The FISA court to which the application was made might well have issued the warrant even if it knew the provenance of the intelligence. We will never know. But the non-disclosure was a breach of trust, and it will have long-term consequences for the warrant application process.
That an omission of a material fact occurred in the warrant application does not indict former FBI director James B. Comey or any of the other reviewing or approving officials up to and including Deputy Attorney General Rod J. Rosenstein. Staffs exist to prepare and review these applications, to search for just such a crucial omission or false assertion. As noted above, there are hundreds of these warrants flowing through the bureau up to the attorney general in any given year. The numbers have doubled or tripled these days in the age of metastasizing terrorism and cybercrime, in addition to our traditional enemies in the world of intelligence-gathering. To expect the nation’s top cop or its top law enforcement officer to read and carefully review even the least important applications is to expect too much of overwhelmingly burdened key players.
But if the omission was specifically discussed and approved by a senior official, then there should be accountability. What was the preparing case officer thinking? What was anyone thinking who reviewed it and noticed the missing specificity? They should be thinking like a corporate lawyer reviewing a Securities and Exchange Commission filing on behalf of a publicly traded company. Material omissions or misstatements in those filings also go by the name of “fraud.” Imagine a public company declaring an income stream is flowing, but not noting that it is coming from sketchy factories that may not be compliant with labor standards, reports of which have come to the attention of the company and which are being investigated. It’s highly unlikely that investors or the SEC would be very forgiving of an initial public offering that left out facts as important as what was omitted from this warrant application.
“Trump torque” is pulling on everyone in the news business, in all directions. His critics are often overheated and refuse to admit accomplishments or unprofessional hits. His defenders almost scream best-case scenarios that are ludicrous and ignore his errors, missteps and misstatements. It’s harder and harder to keep this torque from twisting every single story in one direction or another.

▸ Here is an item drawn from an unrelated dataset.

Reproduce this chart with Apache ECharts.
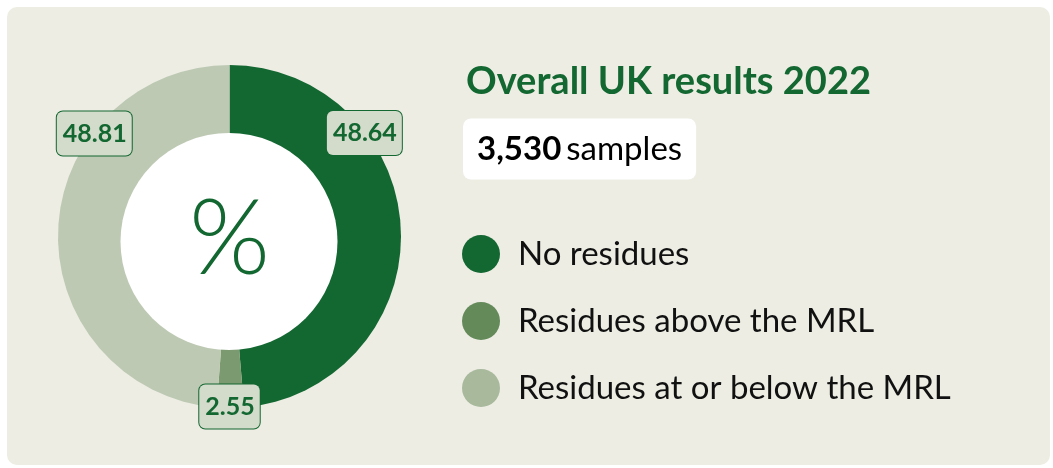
<!DOCTYPE html>
<html>
<head>
<meta charset="utf-8">
<script src="https://cdn.jsdelivr.net/npm/echarts@6/dist/echarts.min.js"></script>
<style>
html,body{margin:0;padding:0;background:#ffffff;}
#chart{width:1053px;height:468px;}
</style>
</head>
<body>
<div id="chart"></div>
<script>
// ---- data ----
var categories = ['No residues', 'Residues above the MRL', 'Residues at or below the MRL'];
var values = [48.64, 2.55, 48.81];
var sampleCount = '3,530';
var chartTitle = 'Overall UK results 2022';

// ---- styles ----
var sliceColors = ['#136731', '#7b9a6f', '#bdc9b3'];
var legendColors = ['#136731', '#648a5a', '#a8b99c'];
var FONT = 'Lato, "Noto Sans", sans-serif';
var CX = 229.5, CY = 236.5, R = 171.5;
var labelAngles = [52.5, 180, -52.7]; // degrees clockwise from top
var labelDist = 170;

var chart = echarts.init(document.getElementById('chart'), null, {renderer: 'canvas'});

var option = {
  backgroundColor: '#ffffff',
  animation: false,
  graphic: [
    {type: 'rect', z: -10, shape: {x: 7, y: 7, width: 1043, height: 458, r: 10}, style: {fill: '#edede4'}},
    {type: 'circle', z: 50, shape: {cx: 229, cy: 241.5, r: 108.5}, style: {fill: '#ffffff'}},
    {type: 'text', z: 51, x: 229.5, y: 240, style: {text: '%', fill: '#136731', font: '300 104px ' + FONT, align: 'center', verticalAlign: 'middle'}}
  ],
  title: [
    {
      text: chartTitle, left: 461, top: 58,
      textStyle: {fontFamily: FONT, fontWeight: 'bold', fontSize: 38, color: '#136731'}
    },
    {
      text: '{b|' + sampleCount + '} {r|samples}', left: 463, top: 119,
      backgroundColor: '#ffffff', borderRadius: 8, padding: [14, 14, 14, 14],
      textStyle: {
        fontWeight: 'normal',
        rich: {
          b: {fontFamily: FONT, fontWeight: 'bold', fontSize: 33, color: '#000000', lineHeight: 32},
          r: {fontFamily: FONT, fontWeight: 'normal', fontSize: 33, color: '#000000', lineHeight: 32}
        }
      }
    }
  ],
  legend: {
    orient: 'vertical', left: 457, top: 230,
    icon: 'circle', itemWidth: 38, itemHeight: 38, itemGap: 29,
    selectedMode: false,
    textStyle: {fontFamily: FONT, fontSize: 33, color: '#111111', padding: [0, 0, 0, 13]},
    data: categories.map(function (c, i) { return {name: c, itemStyle: {color: legendColors[i]}}; })
  },
  series: [{
    type: 'pie',
    center: [CX, CY], radius: [0, R],
    startAngle: 90, clockwise: true,
    silent: true,
    labelLine: {show: false},
    label: {
      show: true, position: 'inside',
      formatter: function (p) { return p.value.toFixed(2); },
      fontFamily: FONT, fontWeight: 'bold', fontSize: 25, color: '#136731',
      backgroundColor: '#d3dbca', borderColor: '#136731', borderWidth: 1, borderRadius: 6,
      padding: [10, 5, 9, 6], lineHeight: 25
    },
    labelLayout: function (params) {
      var a = labelAngles[params.dataIndex] * Math.PI / 180;
      return {x: CX + labelDist * Math.sin(a), y: CY - labelDist * Math.cos(a), align: 'center', verticalAlign: 'middle'};
    },
    z: 2,
    data: categories.map(function (c, i) { return {name: c, value: values[i], itemStyle: {color: sliceColors[i]}}; })
  }]
};
chart.setOption(option);
</script>
</body>
</html>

It shouldn’t operate anywhere but especially not in the area of national security. The non-disclosure of a material fact in an application for a FISA warrant — its minimization, indeed one could argue its camouflaging — is a very big deal and its provenance should be thoroughly investigated. It threatens to undermine every warrant submitted to a FISA court.
It’s not about President Trump, or shouldn’t be. It’s about when American courts approve surveillance of Americans. And that’s every American’s concern.